デジタル・デトックス

 デトックスは体内の毒物をとりのぞくことですが、最近は「デジタル・デトックス」をよく聞きます。
 スマホやパソコン、SNS(ソーシャルメディア)などのデジタル文化は、利用者の精神をむしばむことがある。デジタルの有害な影響をとりのぞくのが「デジタル・デトックス」、この方法をめぐる論争がさかんです(Study Finds Mental Health Benefit to One-Week Social Media Break. By Ellen Barry. Nov. 24, 2025. The New York Times)。

 ハーバード大学の精神医学者、ジョン・トロース准教授らはSNSの影響を調べています。
 最近行った研究では、18歳から24歳の若者295人に、SNSの使用を一時中止してもらいました。全面中止ではなく、できる範囲でSNSを使わないようにするというゆるやかなもの。その結果はどうだったか。
 不安症の兆候が16%減りました。うつの症状も25%、不眠も15%減っています。ソーシャルメディアの一時中止は、精神保健に一定の効果がありました。

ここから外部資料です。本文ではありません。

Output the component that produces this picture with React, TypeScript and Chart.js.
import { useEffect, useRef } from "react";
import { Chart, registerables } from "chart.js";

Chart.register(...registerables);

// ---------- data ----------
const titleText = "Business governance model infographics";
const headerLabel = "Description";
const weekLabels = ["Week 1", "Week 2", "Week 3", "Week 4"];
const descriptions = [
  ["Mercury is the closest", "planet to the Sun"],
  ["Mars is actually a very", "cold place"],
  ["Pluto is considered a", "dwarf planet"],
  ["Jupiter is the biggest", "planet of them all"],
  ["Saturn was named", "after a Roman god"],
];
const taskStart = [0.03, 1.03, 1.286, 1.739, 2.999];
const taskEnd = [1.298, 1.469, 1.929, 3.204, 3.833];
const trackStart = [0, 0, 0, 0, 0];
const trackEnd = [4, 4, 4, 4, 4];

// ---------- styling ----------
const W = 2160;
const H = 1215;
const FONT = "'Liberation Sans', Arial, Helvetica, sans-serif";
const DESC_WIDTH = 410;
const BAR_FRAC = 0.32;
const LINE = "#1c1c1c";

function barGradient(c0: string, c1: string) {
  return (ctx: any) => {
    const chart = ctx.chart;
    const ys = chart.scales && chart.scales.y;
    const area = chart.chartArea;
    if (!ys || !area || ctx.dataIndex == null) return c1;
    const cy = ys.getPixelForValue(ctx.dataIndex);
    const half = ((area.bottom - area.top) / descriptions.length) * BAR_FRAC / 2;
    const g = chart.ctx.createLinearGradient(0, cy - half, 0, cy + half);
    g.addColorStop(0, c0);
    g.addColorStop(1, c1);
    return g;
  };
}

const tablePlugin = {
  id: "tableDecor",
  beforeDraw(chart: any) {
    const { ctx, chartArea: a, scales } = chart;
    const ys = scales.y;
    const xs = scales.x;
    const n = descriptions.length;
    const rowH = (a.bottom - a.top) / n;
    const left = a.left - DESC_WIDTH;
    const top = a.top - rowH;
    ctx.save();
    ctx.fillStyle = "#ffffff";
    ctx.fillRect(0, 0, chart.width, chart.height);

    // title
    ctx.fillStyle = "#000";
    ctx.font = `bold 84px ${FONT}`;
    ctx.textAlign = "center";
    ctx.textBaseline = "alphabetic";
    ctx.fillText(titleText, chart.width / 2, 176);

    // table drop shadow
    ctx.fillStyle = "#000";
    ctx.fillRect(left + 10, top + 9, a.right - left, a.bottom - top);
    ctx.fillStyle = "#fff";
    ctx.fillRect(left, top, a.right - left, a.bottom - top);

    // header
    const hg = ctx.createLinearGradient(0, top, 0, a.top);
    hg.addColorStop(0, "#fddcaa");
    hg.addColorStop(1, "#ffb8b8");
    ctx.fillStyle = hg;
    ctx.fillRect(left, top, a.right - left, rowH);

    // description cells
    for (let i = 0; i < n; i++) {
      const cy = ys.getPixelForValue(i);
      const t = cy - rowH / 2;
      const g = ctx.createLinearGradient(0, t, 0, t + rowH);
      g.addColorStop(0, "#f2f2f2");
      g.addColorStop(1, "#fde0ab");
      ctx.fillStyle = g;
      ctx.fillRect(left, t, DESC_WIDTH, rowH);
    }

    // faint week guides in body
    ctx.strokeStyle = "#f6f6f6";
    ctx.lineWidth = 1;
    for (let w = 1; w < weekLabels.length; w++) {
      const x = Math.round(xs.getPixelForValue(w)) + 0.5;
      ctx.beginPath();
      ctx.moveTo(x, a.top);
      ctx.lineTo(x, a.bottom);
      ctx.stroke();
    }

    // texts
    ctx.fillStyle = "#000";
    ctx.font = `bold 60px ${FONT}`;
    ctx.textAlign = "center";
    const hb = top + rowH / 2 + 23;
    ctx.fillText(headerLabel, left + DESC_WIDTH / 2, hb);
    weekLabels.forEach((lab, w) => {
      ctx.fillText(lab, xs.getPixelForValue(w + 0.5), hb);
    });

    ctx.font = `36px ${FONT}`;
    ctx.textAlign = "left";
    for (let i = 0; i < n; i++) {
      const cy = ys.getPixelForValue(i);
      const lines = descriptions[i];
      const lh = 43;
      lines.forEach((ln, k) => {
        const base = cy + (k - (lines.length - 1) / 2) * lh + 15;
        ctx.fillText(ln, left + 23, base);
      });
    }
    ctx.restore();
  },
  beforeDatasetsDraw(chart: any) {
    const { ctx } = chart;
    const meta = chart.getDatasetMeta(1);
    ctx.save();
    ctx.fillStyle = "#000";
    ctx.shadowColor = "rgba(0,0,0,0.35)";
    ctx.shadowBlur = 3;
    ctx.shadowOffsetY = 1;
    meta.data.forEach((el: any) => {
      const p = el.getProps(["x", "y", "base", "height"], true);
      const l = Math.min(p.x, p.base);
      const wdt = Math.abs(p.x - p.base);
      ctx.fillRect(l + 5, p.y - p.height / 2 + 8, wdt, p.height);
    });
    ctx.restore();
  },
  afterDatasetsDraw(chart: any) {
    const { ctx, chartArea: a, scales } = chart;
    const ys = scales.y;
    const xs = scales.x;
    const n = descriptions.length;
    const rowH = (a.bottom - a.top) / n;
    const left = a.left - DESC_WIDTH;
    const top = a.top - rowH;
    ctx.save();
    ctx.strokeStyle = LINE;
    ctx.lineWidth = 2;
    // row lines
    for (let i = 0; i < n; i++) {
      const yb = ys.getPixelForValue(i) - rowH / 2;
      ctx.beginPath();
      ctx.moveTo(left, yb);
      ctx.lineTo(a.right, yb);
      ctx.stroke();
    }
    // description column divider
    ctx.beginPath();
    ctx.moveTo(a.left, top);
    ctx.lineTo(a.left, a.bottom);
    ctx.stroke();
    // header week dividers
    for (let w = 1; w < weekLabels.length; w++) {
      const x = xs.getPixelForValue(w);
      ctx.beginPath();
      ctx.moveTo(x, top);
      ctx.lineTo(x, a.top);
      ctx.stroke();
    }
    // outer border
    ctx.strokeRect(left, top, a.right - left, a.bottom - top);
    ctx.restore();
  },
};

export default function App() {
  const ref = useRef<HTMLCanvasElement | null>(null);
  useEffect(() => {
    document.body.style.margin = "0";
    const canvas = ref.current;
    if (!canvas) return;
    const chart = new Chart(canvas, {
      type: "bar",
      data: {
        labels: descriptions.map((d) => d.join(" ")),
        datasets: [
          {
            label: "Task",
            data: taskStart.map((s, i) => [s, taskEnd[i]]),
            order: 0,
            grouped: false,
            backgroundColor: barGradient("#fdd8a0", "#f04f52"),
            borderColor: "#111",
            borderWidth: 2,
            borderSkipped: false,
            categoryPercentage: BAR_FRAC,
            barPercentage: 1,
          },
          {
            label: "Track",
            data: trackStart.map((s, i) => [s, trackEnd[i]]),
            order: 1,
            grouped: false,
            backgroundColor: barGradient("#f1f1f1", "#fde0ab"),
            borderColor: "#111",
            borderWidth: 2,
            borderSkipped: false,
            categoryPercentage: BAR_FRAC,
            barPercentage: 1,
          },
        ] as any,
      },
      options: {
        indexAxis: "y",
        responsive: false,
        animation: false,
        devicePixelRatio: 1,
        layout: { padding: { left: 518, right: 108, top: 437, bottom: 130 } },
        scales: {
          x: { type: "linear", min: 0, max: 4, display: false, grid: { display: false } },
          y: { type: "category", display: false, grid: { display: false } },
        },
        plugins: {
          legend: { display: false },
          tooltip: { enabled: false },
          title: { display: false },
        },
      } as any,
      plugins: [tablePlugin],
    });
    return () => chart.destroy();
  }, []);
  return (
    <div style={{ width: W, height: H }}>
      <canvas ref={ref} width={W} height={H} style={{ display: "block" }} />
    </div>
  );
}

 若者とSNSについては、たくさんの研究が行われています。
 結果はまちまちでした。SNSが有害だというものもあれば、そうとはいいきれないというものもある。どちらがより妥当か、トロース准教授らは自分でたしかめるために今回の実験を行ったといいます。結果は、精神医学者にとってとりあえず納得できる内容でした。

 研究には、別の成果もありました。
 デジタル文化が精神保健に影響するのは、その「使い方」であり、スクリーン・タイム、つまりスマホやパソコンの「画面を見ている時間」はそれほど関係がないと、被検者の回答から見えてきたことです。SNSの一時中止で精神保健は向上したけれど、トータルのスクリーン・タイムはむしろ増えたという人もいました。
 デジタル・デトックスを進めようとするならたんにSNSを禁止するとか、スクリーン・タイムを短くしてもさして効果はないということです。デジタル、ことにSNSを使うなら、依存症になるような使い方はしない、また他人の評価を気にするあまり自尊感情を害するような使い方はしないほうがいいということでしょう。

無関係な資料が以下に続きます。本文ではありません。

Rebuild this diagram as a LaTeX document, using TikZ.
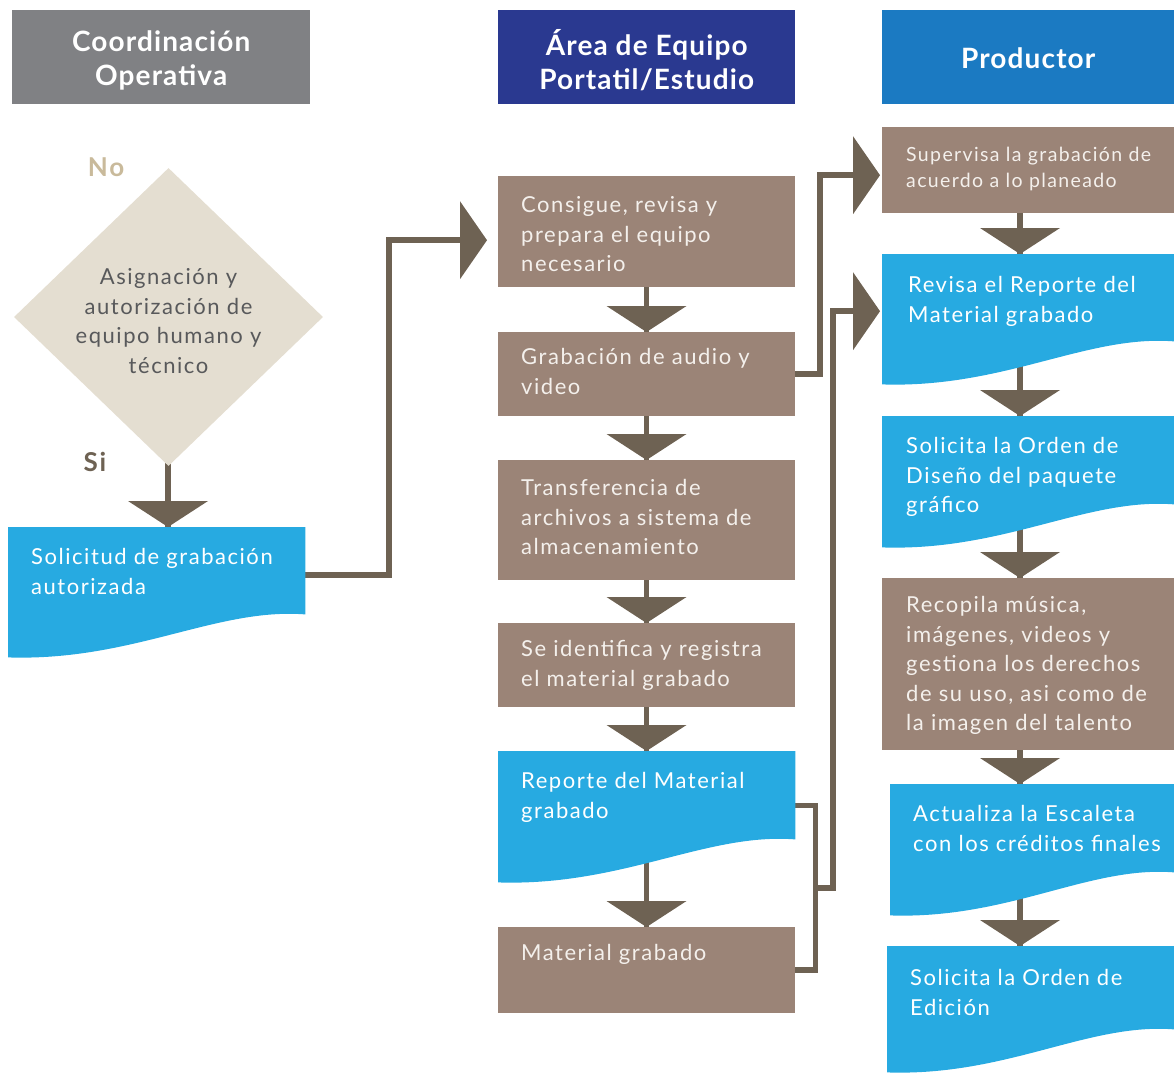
\documentclass[tikz,border=0pt]{standalone}
\usepackage{fontspec}
\setmainfont{Lato}[LetterSpace=7]
\newfontfamily\hdrfont{Lato}[LetterSpace=4]
\usetikzlibrary{shapes.geometric,calc}
\definecolor{boxbrown}{HTML}{9B8477}
\definecolor{boxblue}{HTML}{27AAE1}
\definecolor{conncol}{HTML}{6E6253}
\definecolor{diabeige}{HTML}{E4DED1}
\definecolor{hgray}{HTML}{808184}
\definecolor{hnavy}{HTML}{2A3990}
\definecolor{hblue}{HTML}{1B7AC2}
\definecolor{lighttxt}{HTML}{F4F0EC}
\definecolor{diatxt}{HTML}{58595B}
\definecolor{notxt}{HTML}{C9BA9B}
\pgfdeclarelayer{connlayer}
\pgfdeclarelayer{bglayer}
\pgfsetlayers{connlayer,bglayer,main}
\tikzset{
  hdr/.style={anchor=north west, inner sep=0, minimum height=94, draw=none},
  hdrtxt/.style={inner sep=0, align=center, text=white,
    font=\hdrfont\fontsize{28}{34}\selectfont\bfseries},
  brownbox/.style={anchor=north west, inner sep=0, fill=boxbrown, draw=none},
  bluebox/.style={anchor=north west, inner sep=0, draw=none},
  btxt/.style={anchor=north west, inner sep=0, align=left, text=lighttxt,
    font=\fontsize{22}{29.5}\selectfont},
  wtxt/.style={btxt, text=white},
  conn/.style={draw=conncol, line width=5.5pt},
}
\newcommand\wavefill[2]{% node name, width
  \begin{pgfonlayer}{bglayer}
  \fill[boxblue] (#1.north west) -- (#1.north east) -- ($(#1.south east)+(0,-43)$)
    .. controls ($(#1.south east)+({-0.3*#2},-50)$) and ($(#1.south west)+({0.42*#2},4)$)
    .. (#1.south west) -- cycle;
  \end{pgfonlayer}}
\newcommand\dnarrow[3]{% from, to, column coordinate
  \begin{pgfonlayer}{connlayer}
  \draw[conn] (#1.center -| #3) -- (#2.north -| #3);
  \end{pgfonlayer}
  \fill[conncol] ($(#2.north -| #3)+(-40,-26)$) -- ($(#2.north -| #3)+(40,-26)$) -- (#2.north -| #3) -- cycle;}
\newcommand\rtarrow[1]{%
  \fill[conncol] (#1) -- ++(-27,-39) -- ++(0,78) -- cycle;}
\begin{document}
\begin{tikzpicture}[x=1pt,y=-1pt]
\useasboundingbox (0,0) rectangle (1174,1072);
\coordinate (colL) at (168,0);
\coordinate (colM) at (646.5,0);
\coordinate (colR) at (1020,0);

% headers
\node[hdr, fill=hgray, minimum width=298] (h1) at (12,10) {};
\node[hdrtxt] (h1txt) at ([yshift=-3]h1.center) {Coordinación\\Operativa};
\node[hdr, fill=hnavy, minimum width=297] (h2) at (498,10) {};
\node[hdrtxt] (h2txt) at ([yshift=-3]h2.center) {Área de Equipo\\Portatil/Estudio};
\node[hdr, fill=hblue, minimum width=292] (h3) at (882,10) {};
\node[hdrtxt] (h3txt) at ([yshift=-1]h3.center) {Productor};

% decision
\node[diamond, fill=diabeige, inner sep=0, minimum width=309, minimum height=298] (dec) at (168.5,317) {};
\node[align=center, inner sep=0, text=diatxt, font=\fontsize{22}{29.5}\selectfont] (dectxt) at ([yshift=-4]dec.center) {Asignación y\\autorización de\\equipo humano y\\técnico};
\node[text=notxt, font=\fontsize{26}{28}\selectfont\bfseries] (no) at (106,167) {No};
\node[text=conncol, font=\fontsize{26}{28}\selectfont\bfseries] (si) at (95,462) {Si};

% left column
\node[bluebox, minimum width=297, minimum height=130] (sol) at (8,527) {};
\wavefill{sol}{297}
\node[wtxt] (soltxt) at ($(sol.north west)+(23,17)$) {\strut Solicitud de grabación\\autorizada};

% middle column
\node[brownbox, minimum width=297, minimum height=111] (con) at (498,176) {};
\node[btxt] (contxt) at ($(con.north west)+(23,16)$) {\strut Consigue, revisa y\\prepara el equipo\\necesario};
\node[brownbox, minimum width=297, minimum height=84] (gra) at (498,332) {};
\node[btxt] (gratxt) at ($(gra.north west)+(23,12)$) {\strut Grabación de audio y\\video};
\node[brownbox, minimum width=297, minimum height=120] (tra) at (498,460) {};
\node[btxt] (tratxt) at ($(tra.north west)+(23,15)$) {\strut Transferencia de\\archivos a sistema de\\almacenamiento};
\node[brownbox, minimum width=297, minimum height=84] (ide) at (498,623) {};
\node[btxt] (idetxt) at ($(ide.north west)+(23,13)$) {\strut Se identifica y registra\\el material grabado};
\node[bluebox, minimum width=297, minimum height=131] (rep) at (498,751) {};
\wavefill{rep}{297}
\node[wtxt] (reptxt) at ($(rep.north west)+(23,17)$) {\strut Reporte del Material\\grabado};
\node[brownbox, minimum width=297, minimum height=86] (mat) at (498,927) {};
\node[btxt] (mattxt) at ($(mat.north west)+(23,13)$) {\strut Material grabado};

% right column
\node[brownbox, minimum width=292, minimum height=86] (sup) at (882,127) {};
\node[btxt, font=\fontsize{19.5}{26}\selectfont] (suptxt) at ($(sup.north west)+(24,16)$) {\strut Supervisa la grabación de\\acuerdo a lo planeado};
\node[bluebox, minimum width=292, minimum height=130] (rev) at (882,254) {};
\wavefill{rev}{292}
\node[wtxt] (revtxt) at ($(rev.north west)+(26,18)$) {\strut Revisa el Reporte del\\Material grabado};
\node[bluebox, minimum width=292, minimum height=131] (dis) at (882,416) {};
\wavefill{dis}{292}
\node[wtxt] (distxt) at ($(dis.north west)+(24,17)$) {\strut Solicita la Orden de\\Diseño del paquete\\gráfico};
\node[brownbox, minimum width=292, minimum height=172] (rec) at (882,578) {};
\node[btxt] (rectxt) at ($(rec.north west)+(24,14)$) {\strut Recopila música,\\imágenes, videos y\\gestiona los derechos\\de su uso, asi como de\\la imagen del talento};
\node[bluebox, minimum width=284, minimum height=131] (act) at (890,784) {};
\wavefill{act}{284}
\node[wtxt] (acttxt) at ($(act.north west)+(23,17)$) {\strut Actualiza la Escaleta\\con los créditos finales};
\node[bluebox, minimum width=287, minimum height=126] (edi) at (887,946) {};
\wavefill{edi}{287}
\node[wtxt] (editxt) at ($(edi.north west)+(23,19)$) {\strut Solicita la Orden de\\Edición};

% vertical flow arrows
\dnarrow{dec}{sol}{colL}
\dnarrow{con}{gra}{colM}
\dnarrow{gra}{tra}{colM}
\dnarrow{tra}{ide}{colM}
\dnarrow{ide}{rep}{colM}
\dnarrow{rep}{mat}{colM}
\dnarrow{sup}{rev}{colR}
\dnarrow{rev}{dis}{colR}
\dnarrow{dis}{rec}{colR}
\dnarrow{rec}{act}{colR}
\dnarrow{act}{edi}{colR}

% elbow connectors
\begin{pgfonlayer}{connlayer}
\draw[conn] ($(sol.east)+(0,-17)$) -| ($(con.west)+(-109,8.5)$) -- ($(con.west)+(-36,8.5)$);
\draw[conn] (gra.east) -| ($(sup.west)+(-62,5)$) -- ($(sup.west)+(-26,5)$);
\draw[conn] ($(rep.east)+(0,-11)$) -| ($(mat.east)+(20,0)$) -- (mat.east);
\draw[conn] ($(mat.east)+(20,-82)$) -| ($(rev.west)+(-49,-8)$) -- ($(rev.west)+(-26,-8)$);
\end{pgfonlayer}
\rtarrow{$(con.west)+(-11,8.5)$}
\rtarrow{$(sup.west)+(-2,5)$}
\rtarrow{$(rev.west)+(-2,-8)$}
\end{tikzpicture}
\end{document}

 欧米では、とくに学校でのSNSを禁止したり、スクリーン・タイムを制限する動きが進んでいます。たぶん中学生くらいまではSNSなんてないほうがいいし、乳幼児のスクリーン・タイムはゼロか、最小限にとどめるべきです。でも一律の規制や禁止は、年齢があがるにしたがってだんだん意味を失います。
 デジタルの害が強まったら、デジタル・デトックスはひとつの解決法でしょう。けれどいちばんの解決法は、生身の人間といることだろうとぼくは思います。